Problem Description
Given an m x n grid image representing a grayscale image (where each pixel is an integer in the range [0, 255]) and a non-negative integer threshold, determine for each pixel the average intensity of the valid 3x3 regions it belongs to. A 3x3 subgrid qualifies as a region only if for every pair of adjacent pixels (sharing an edge) in that subgrid the absolute intensity difference is less than or equal to threshold. Each region’s average intensity is computed by summing its 9 values and taking the floor of the average. If a pixel belongs to multiple regions, its output value is the floor of the average of all (already floored) region averages. If a pixel does not belong to any region, its value remains unchanged.
Key Insights
- Only consider 3x3 subgrids, ensuring that each adjacent (up, down, left, right) pair in the subgrid meets the intensity difference condition.
- For each valid 3x3 region, compute the floor-averaged intensity.
- Use auxiliary grids to accumulate the sum of region averages and counts for each pixel as regions may overlap.
- Final pixel value becomes the floor of (total region average sum divided by count) if at least one region covers that pixel; otherwise, it remains as in the original image.
Space and Time Complexity
Time Complexity: O(m * n) – iterating over each possible 3x3 subgrid and updating overlapping pixels, with constant additional work per subgrid.
Space Complexity: O(m * n) – auxiliary space for the sum and count grids, plus the result grid.
Solution
The approach involves:
- Iterating over all potential top-left corners of 3x3 subgrids.
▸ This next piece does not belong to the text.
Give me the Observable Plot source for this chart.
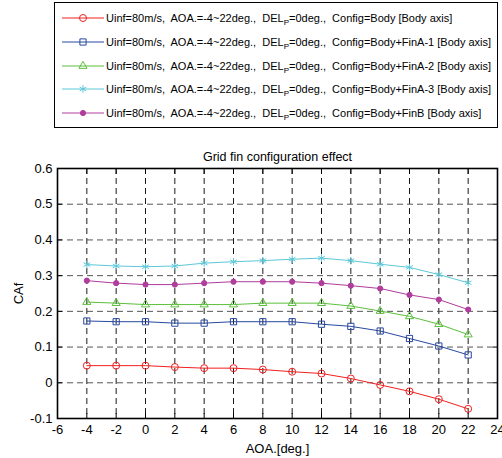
<!DOCTYPE html>
<html><head><meta charset="utf-8">
<script src="https://cdn.jsdelivr.net/npm/d3@7"></script>
<script src="https://cdn.jsdelivr.net/npm/@observablehq/plot@0.6"></script>
<style>
body{margin:0;background:#fff;font-family:"Liberation Sans",Arial,sans-serif;}
#wrap{position:relative;width:502px;height:458px;overflow:hidden;}
#legend{position:absolute;left:54px;top:2px;width:442px;height:124px;border:1.5px solid #000;background:#fff;}
.row{position:absolute;left:0;height:16px;display:flex;align-items:center;}
.row svg{flex:none;}
.row span{font-size:11px;white-space:pre;margin-left:1px;color:#000;}
.row sub{font-size:8px;vertical-align:-3px;line-height:0;}
#chart{position:absolute;left:0;top:130px;}
</style></head>
<body><div id="wrap"><div id="legend"></div><div id="chart"></div></div>
<script>
const aoa = [-4,-2,0,2,4,6,8,10,12,14,16,18,20,22];
const body  = [0.048,0.048,0.048,0.044,0.041,0.041,0.037,0.031,0.026,0.012,-0.006,-0.024,-0.046,-0.073];
const finA1 = [0.173,0.171,0.171,0.167,0.167,0.171,0.171,0.171,0.164,0.158,0.145,0.124,0.103,0.078];
const finA2 = [0.226,0.223,0.219,0.219,0.219,0.219,0.223,0.223,0.223,0.215,0.201,0.186,0.164,0.135];
const finA3 = [0.331,0.327,0.325,0.327,0.335,0.339,0.342,0.346,0.349,0.342,0.332,0.323,0.303,0.280];
const finB  = [0.286,0.279,0.275,0.275,0.279,0.283,0.283,0.283,0.279,0.272,0.264,0.246,0.233,0.205];
const configs = ["Body","Body+FinA-1","Body+FinA-2","Body+FinA-3","Body+FinB"];
const xTicks = [-6,-4,-2,0,2,4,6,8,10,12,14,16,18,20,22,24];
const yTicks = [-0.1,0,0.1,0.2,0.3,0.4,0.5,0.6];

const series = [
  {name: configs[0], values: body,  color:"#f02020", symbol:"circle",   fill:"none", r:3.5},
  {name: configs[1], values: finA1, color:"#2848a0", symbol:"square",   fill:"none", r:3.5},
  {name: configs[2], values: finA2, color:"#5cbf3c", symbol:"triangle", fill:"none", r:3.0},
  {name: configs[3], values: finA3, color:"#5cc8d8", symbol:"asterisk", fill:"none", r:3.6},
  {name: configs[4], values: finB,  color:"#b03c9c", symbol:"circle",   fill:"#b03c9c", r:2.6}
];
const data = series.flatMap(s => aoa.map((a,i) => ({aoa:a, v:s.values[i], name:s.name})));

// legend
const leg = document.getElementById("legend");
const rowTops = [7, 31, 55, 78, 102];
const symMap = {circle:d3.symbolCircle, square:d3.symbolSquare, triangle:d3.symbolTriangle, asterisk:d3.symbolAsterisk};
series.forEach((s,k) => {
  const row = document.createElement("div");
  row.className = "row"; row.style.top = rowTops[k] + "px"; row.style.left = "6px";
  const svg = d3.create("svg").attr("width",44).attr("height",16);
  svg.append("line").attr("x1",1).attr("x2",43).attr("y1",8).attr("y2",8).attr("stroke",s.color).attr("stroke-width",1);
  svg.append("path").attr("transform","translate(22,8)")
    .attr("d", d3.symbol(symMap[s.symbol], Math.PI*s.r*s.r)())
    .attr("fill", s.fill === "none" ? "none" : s.fill).attr("stroke", s.color).attr("stroke-width",1);
  row.appendChild(svg.node());
  const sp = document.createElement("span");
  sp.innerHTML = "Uinf=80m/s,  AOA.=-4~22deg.,  DEL<sub>P</sub>=0deg.,  Config=" + s.name + " [Body axis]";
  row.appendChild(sp);
  leg.appendChild(row);
});

const fmt = d => { const r = Math.round(d*10)/10; return String(r === 0 ? 0 : r); };

const chart = Plot.plot({
  width: 502, height: 328,
  marginTop: 38, marginBottom: 40, marginLeft: 57, marginRight: 5,
  style: {fontFamily: '"Liberation Sans", Arial, sans-serif', fontSize: "13px", color:"#000", background:"#fff"},
  x: {domain: [-6, 24], ticks: xTicks},
  y: {domain: [-0.1, 0.6], ticks: yTicks},
  marks: [
    Plot.gridX(xTicks, {stroke:"#000", strokeOpacity:0.9, strokeDasharray:"6,4", strokeWidth:1}),
    Plot.gridY(yTicks, {stroke:"#444", strokeOpacity:0.9, strokeDasharray:"6,4", strokeWidth:1}),
    Plot.axisX(xTicks, {tickSize: 0, tickPadding: 6, tickFormat: d => String(d), fontSize: 13,
      label: "AOA.[deg.]", labelAnchor: "center", labelArrow: "none", labelOffset: 34}),
    Plot.axisY(yTicks, {tickSize: 0, tickPadding: 5, tickFormat: fmt, fontSize: 13,
      label: "CAf", labelAnchor: "center", labelArrow: "none", labelOffset: 44}),
    Plot.axisX(xTicks, {anchor:"bottom", tickSize: -5, tickFormat: () => "", label: null}),
    Plot.axisX(xTicks, {anchor:"top", tickSize: -5, tickFormat: () => "", label: null}),
    Plot.axisY(yTicks, {anchor:"left", tickSize: -5, tickFormat: () => "", label: null}),
    Plot.axisY(yTicks, {anchor:"right", tickSize: -5, tickFormat: () => "", label: null}),
    Plot.frame({stroke:"#000", strokeWidth:1.6}),
    ...series.map(s => Plot.line(data.filter(d => d.name === s.name), {x:"aoa", y:"v", stroke: s.color, strokeWidth: 1})),
    ...series.map(s => Plot.dot(data.filter(d => d.name === s.name), {x:"aoa", y:"v", stroke: s.color, fill: s.fill, symbol: s.symbol, r: s.r, strokeWidth: 1})),
    Plot.text(["Grid fin configuration effect"], {frameAnchor:"top", dy:-16, fontSize: 12.5, fill:"#000"})
  ]
});
document.getElementById("chart").appendChild(chart);
</script></body></html>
- For each subgrid, verifying that the absolute differences between all adjacent pairs (up, down, left, right) are within the threshold.
- If valid, computing the floor average of the 9 values.
- Updating two auxiliary matrices (one to sum region averages per pixel and another to count regions covering each pixel).
- Constructing the final result by processing each pixel: if it is covered by one or more regions, its final value is the floor of the accumulated sum divided by the count; if not, it remains unchanged.
Key data structures used include 2D arrays (or lists) for the image, sum, count, and result grids. Overlapping regions are handled by accumulating contributions for each pixel.